Com relação a esse ponto, no final do ano passado (1996) assistimos, na mídia televisiva, a uma entrevista do Presidente da CHESF em que este se mostrava preocupado com a diminuição da vazão do rio, chegando a comentar que a bacia do São Francisco estava no seu segundo ano de seca e que não poderia entrar no terceiro, sob pena de haver racionamento de energia elétrica. Nesse período, segundo informações colhidas por engenheiros da CHESF, a represa de Sobradinho estava com um volume acumulado de água de apenas 13% de sua capacidade. Imaginem os senhores leitores se, uma vez instalado esse quadro de penúria hídrica, tivéssemos ainda que subtrair mais água do rio para atender ao abastecimento do Nordeste. Simplesmente não iríamos ter água suficiente para tudo isso (geração, irrigação e abastecimento). Ficamos até a imaginar as manchetes dos principais jornais nordestinos: "CHESF entra na justiça para assegurar geração de energia no Nordeste", ou mesmo, "O Rio São Francisco agoniza".
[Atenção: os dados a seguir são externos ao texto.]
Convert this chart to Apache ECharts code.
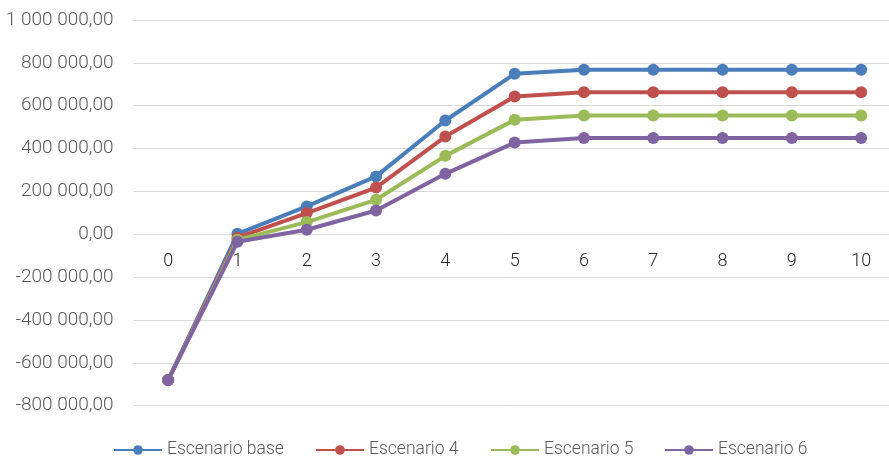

Diante do exposto, esperamos que as autoridades reflitam melhor sobre a transposição do Rio São Francisco, agregando a ela a questão do gerenciamento regional integrado dos recursos ambientais, aí incluindo o uso coerente de suas águas, como fator fundamental do desenvolvimento da Região Nordeste. Para que isso se realize, é importante que sejam ouvidos todos os segmentos da sociedade, que precisam ser estimulados para apoiar essas ações, e conhecer quais são suas prioridades e como estas se inserem num plano de conjunto que se desdobra ao longo do tempo.